--- START ---

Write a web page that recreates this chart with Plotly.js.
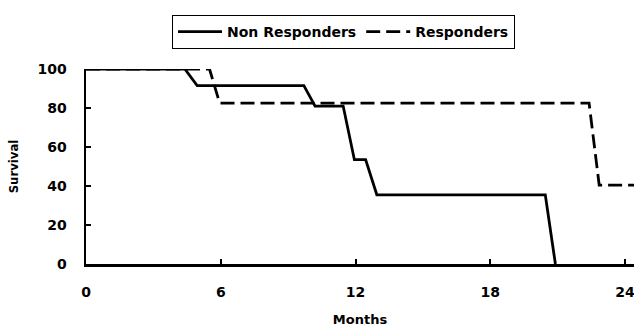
<!DOCTYPE html>
<html><head><meta charset="utf-8">
<script src="https://cdn.plot.ly/plotly-3.0.1.min.js"></script>
<style>body{margin:0;background:#fff}#c{width:634px;height:333px}</style>
</head><body><div id="c"></div>
<script>
const nonRespMonths = [0, 4.4, 4.95, 9.7, 10.2, 11.45, 11.95, 12.45, 12.95, 20.45, 20.9];
const nonRespSurv   = [100, 100, 91.5, 91.5, 81, 81, 53.5, 53.5, 35.5, 35.5, 0];
const respMonths = [0, 5.5, 5.95, 22.4, 22.85, 24.6];
const respSurv   = [100, 100, 82.5, 82.5, 40.5, 40.5];
const xTicks = [0, 6, 12, 18, 24];
const yTicks = [0, 20, 40, 60, 80, 100];

const fnt = {family: 'DejaVu Sans, sans-serif', size: 14, color: '#000', weight: 'bold'};
const data = [
  {x: nonRespMonths, y: nonRespSurv, name: 'Non Responders', mode: 'lines',
   line: {color: '#000', width: 2.8}, cliponaxis: false},
  {x: respMonths, y: respSurv, name: 'Responders', mode: 'lines',
   line: {color: '#000', width: 2.8, dash: '14px,6px'}, cliponaxis: false}
];
const layout = {
  width: 634, height: 333,
  margin: {l: 86, r: 0, t: 69, b: 69, autoexpand: false},
  paper_bgcolor: '#fff', plot_bgcolor: '#fff',
  font: fnt,
  showlegend: true,
  legend: {orientation: 'h', x: 0.157, xanchor: 'left', y: 1.277, yanchor: 'top',
    bordercolor: '#000', borderwidth: 1, font: fnt, itemwidth: 44, tracegroupgap: 0},
  xaxis: {range: [0, 24.4], tickvals: xTicks, ticktext: xTicks.map(String),
    showgrid: false, zeroline: false, showline: true, linecolor: '#000', linewidth: 2.5,
    ticks: 'inside', ticklen: 5, tickwidth: 2, tickcolor: '#000', ticklabelstandoff: 14,
    ticklabeloverflow: 'allow',
    tickfont: fnt, title: {text: 'Months', font: {family: fnt.family, size: 13, color: '#000', weight: 'bold'}, standoff: 16}},
  yaxis: {range: [0, 100], tickvals: yTicks, ticktext: yTicks.map(String),
    showgrid: false, zeroline: false, showline: true, linecolor: '#000', linewidth: 2.5,
    ticks: 'inside', ticklen: 5, tickwidth: 2, tickcolor: '#000', ticklabelstandoff: 14,
    tickfont: fnt, title: {text: 'Survival', font: {family: 'DejaVu Sans Condensed, DejaVu Sans, sans-serif', size: 13, color: '#000', weight: 'bold'}, standoff: 16}}
};
Plotly.newPlot('c', data, layout, {displayModeBar: false, staticPlot: true});
</script></body></html>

--- END ---

Keep every word of the data as it is when you write it out, but drop the pictures.

Solution for this problem →
Write a web page that recreates this chart with Plotly.js.
<!DOCTYPE html>
<html><head><meta charset="utf-8">
<script src="https://cdn.plot.ly/plotly-3.0.1.min.js"></script>
<style>body{margin:0;background:#fff}#c{width:634px;height:333px}</style>
</head><body><div id="c"></div>
<script>
const nonRespMonths = [0, 4.4, 4.95, 9.7, 10.2, 11.45, 11.95, 12.45, 12.95, 20.45, 20.9];
const nonRespSurv   = [100, 100, 91.5, 91.5, 81, 81, 53.5, 53.5, 35.5, 35.5, 0];
const respMonths = [0, 5.5, 5.95, 22.4, 22.85, 24.6];
const respSurv   = [100, 100, 82.5, 82.5, 40.5, 40.5];
const xTicks = [0, 6, 12, 18, 24];
const yTicks = [0, 20, 40, 60, 80, 100];

const fnt = {family: 'DejaVu Sans, sans-serif', size: 14, color: '#000', weight: 'bold'};
const data = [
  {x: nonRespMonths, y: nonRespSurv, name: 'Non Responders', mode: 'lines',
   line: {color: '#000', width: 2.8}, cliponaxis: false},
  {x: respMonths, y: respSurv, name: 'Responders', mode: 'lines',
   line: {color: '#000', width: 2.8, dash: '14px,6px'}, cliponaxis: false}
];
const layout = {
  width: 634, height: 333,
  margin: {l: 86, r: 0, t: 69, b: 69, autoexpand: false},
  paper_bgcolor: '#fff', plot_bgcolor: '#fff',
  font: fnt,
  showlegend: true,
  legend: {orientation: 'h', x: 0.157, xanchor: 'left', y: 1.277, yanchor: 'top',
    bordercolor: '#000', borderwidth: 1, font: fnt, itemwidth: 44, tracegroupgap: 0},
  xaxis: {range: [0, 24.4], tickvals: xTicks, ticktext: xTicks.map(String),
    showgrid: false, zeroline: false, showline: true, linecolor: '#000', linewidth: 2.5,
    ticks: 'inside', ticklen: 5, tickwidth: 2, tickcolor: '#000', ticklabelstandoff: 14,
    ticklabeloverflow: 'allow',
    tickfont: fnt, title: {text: 'Months', font: {family: fnt.family, size: 13, color: '#000', weight: 'bold'}, standoff: 16}},
  yaxis: {range: [0, 100], tickvals: yTicks, ticktext: yTicks.map(String),
    showgrid: false, zeroline: false, showline: true, linecolor: '#000', linewidth: 2.5,
    ticks: 'inside', ticklen: 5, tickwidth: 2, tickcolor: '#000', ticklabelstandoff: 14,
    tickfont: fnt, title: {text: 'Survival', font: {family: 'DejaVu Sans Condensed, DejaVu Sans, sans-serif', size: 13, color: '#000', weight: 'bold'}, standoff: 16}}
};
Plotly.newPlot('c', data, layout, {displayModeBar: false, staticPlot: true});
</script></body></html>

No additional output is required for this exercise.